Golfing Glitterati to Help Lift Northern Ireland Economic Gloom
Alice Rohdich’s family have struggled to sell jewelry and souvenirs in Portrush, a seaside town in Northern Ireland, for the past four years as the global economic crisis dashed a revival in the region better known for sectarian violence.
“It’s been hard going this past few years,” says Rohdich, as she arranges a window display of golf memorabilia. “But this has created a buzz, we’re hoping it will help the entire town.”
Portrush, a town of 6,400, has been hit by a decline in visitor numbers, rising unemployment and a property crash that began in 2008, leaving dozens of empty properties. Its fortunes echo that of Northern Ireland, where house prices doubled between 2005 and 2007 before tumbling by 50 percent after the bubble burst a year later. Unemployment in the province has doubled in the past four years.
Since March the government and local business have spent about 650,000 pounds ($1 million) renovating the town.
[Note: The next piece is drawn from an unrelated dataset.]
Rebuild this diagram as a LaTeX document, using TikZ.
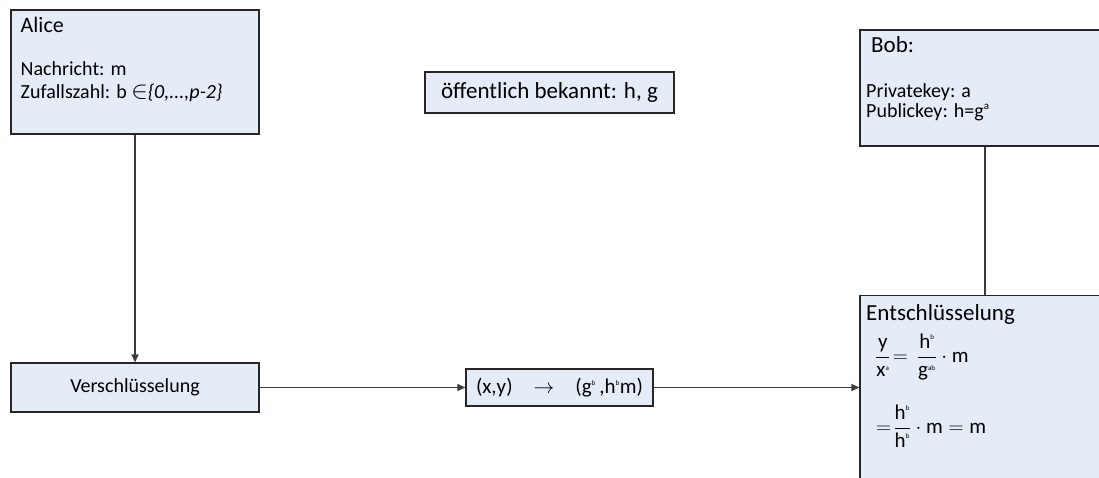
\documentclass[tikz,border=0pt]{standalone}
\usepackage{amsmath}
\usepackage{fontspec}
\setmainfont{Carlito}
\usetikzlibrary{arrows.meta}
\definecolor{boxfill}{RGB}{230,236,247}
\definecolor{linegray}{RGB}{60,60,60}
\newcommand{\fs}[1]{\fontsize{#1}{#1}\selectfont}
\newcommand{\tsup}[1]{\textsuperscript{\fs{7}#1}}
\newcommand{\msup}[1]{^{\text{\fs{7}#1}}}
\tikzset{
    box/.style={draw=black!85, line width=1.2pt, fill=boxfill, inner sep=0pt},
    conn/.style={draw=linegray, line width=1.3pt},
    arr/.style={conn, -{Triangle[length=8pt,width=7pt]}},
    txt/.style={anchor=base west, inner sep=0pt}
}
\begin{document}
\begin{tikzpicture}[x=1pt,y=-1pt]
    \useasboundingbox (0,0) rectangle (1099,477);
    \clip (0,0) rectangle (1099,477);
    \node[box, minimum width=248pt, minimum height=124pt] (alice) at (135,72) {};
    \node[box, minimum width=248pt, minimum height=49pt, font=\fs{20}] (versch) at (135,387.5) {Verschlüsselung};
    \node[box, minimum width=249pt, minimum height=41pt, font=\fs{23}] (public) at (549.5,92.5) {öffentlich bekannt: h, g};
    \node[box, minimum width=187pt, minimum height=37pt, font=\fs{21}] (cipher) at (559.5,387.5)
        {(x,y)\quad$\rightarrow$\quad(g\tsup{b}\,,h\tsup{b}m)};
    \node[box, minimum width=250pt, minimum height=116pt] (bob) at (985,88) {};
    \node[box, minimum width=250pt, minimum height=184pt] (entsch) at (985,387.5) {};
    \node[txt, font=\fs{22}] (alicetitle) at (20.5,32) {Alice};
    \node[txt, font=\fs{20}] (msg) at (20.5,75) {Nachricht: m};
    \node[txt, font=\fs{20}] (rand) at (20.5,98) {Zufallszahl: b \fs{23}$\in$\fs{20}\textit{\{0,...,p-2\}}};
    \node[txt, font=\fs{23}] (bobtitle) at (871,52) {Bob:};
    \node[txt, font=\fs{20}] (privkey) at (866,97) {Privatekey: a};
    \node[txt, font=\fs{20}] (pubkey) at (866,117) {Publickey: h=g\textsuperscript{\fs{11}a}};
    \node[txt, font=\fs{23}] (enttitle) at (866,320) {Entschlüsselung};
    \node[anchor=west, inner sep=0pt, font=\fs{21}] (eqone) at (875,357)
        {$\displaystyle\frac{\text{y}}{\text{x}\msup{a}}\!=\,\frac{\text{h}\msup{b}}{\text{g}\msup{ab}}\cdot\text{m}$};
    \node[anchor=west, inner sep=0pt, font=\fs{21}] (eqtwo) at (876,426)
        {$\displaystyle=\!\frac{\text{h}\msup{b}}{\text{h}\msup{b}}\cdot\text{m}=\text{m}$};
    \draw[arr] (alice) -- (versch);
    \draw[arr] (versch) -- (cipher);
    \draw[arr] (cipher) -- (entsch);
    \draw[conn] (bob) -- (entsch);
\end{tikzpicture}
\end{document}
Derelict buildings abandoned by developers have been freshly painted, building sites are shrouded in hoardings and shop-fronts have had a face lift.
“It’s been a big effort from the local community,” said Christine Alexander, a lawmaker at local municipality Coleraine Borough Council. “People and businesses donated time and money. People were out with paintbrushes pitching in. We’ve been trying to spruce it up ahead of the golf.”
Alexander said that during the property boom, developers bought sites in a “frenzy” only to abandon them when the global financial crisis began in 2008.
Northern Ireland, with 97 golf courses and a population of 1.75 million, has produced three out of the last nine winners of the so-called Majors in the past two seasons, with McDowell, McIlroy and Clarke winning one each. The U.S. with a population of 314 million and 18,000 courses has also had three winners in that period.
McIlroy, 23, and ranked second in the world, is the region’s biggest golfing success. Last year he won the U.S. Open with a record score, following on from McDowell’s success in the same tournament the year before. Clarke won the Open Championship last year.
McIlroy, McDowell and Clarke are among 156 golfers competing in the three day Open, which is expected to bring more than 100,0000 spectators to Portrush. Colin Montgomerie, Keegan Bradley and Padraig Harrington are also competing. The tournament is being held on the 18-hole Dunluce course of the Royal Portrush Golf Club, which last hosted the Irish Open in 1947. The last time the event was held in Northern Ireland was at south Belfast’s Belvoir Park Golf Club in 1953.
“My brother is a professional golfer,” said Elizabeth Dykes, 64, who has lived in Portrush all her life. “He’s coming back for the Open. It’s going to be a real lift for the town, it will put us on the map. At least that’s what we are hoping.”
Northern Ireland’s power-sharing assembly was revived in 2007, ending a three decade-long conflict that claimed 3,500 lives before largely petering out with a peace deal in 1998. A peace dividend of jobs and prosperity was halted by the global financial crisis.
“It’s good that they have done something to improve the town,” said Manus Brolly, an unemployed 32 year-old who lost his job as a chef when a local restaurant closed last year. “But I wonder if they are just painting over the cracks?”
Northern Ireland’s Deputy First Minister Martin McGuinness, a former Irish Republican Army leader, met and shook hands with Queen Elizabeth II yesterday, in a further step in the region’s peace process.
Sinn Fein boycotted the queen’s visit to the Republic of Ireland last year, the first trip of its kind since the state gained independence from Britain in 1921. The party said the visit was “premature.” McGuinness said this week he’ll meet the monarch this time as an “act of reconciliation” toward unionists in Northern Ireland.
“I think the whole country has had it rough this past while,” said Rohdich. “This is a piece of good news for us.”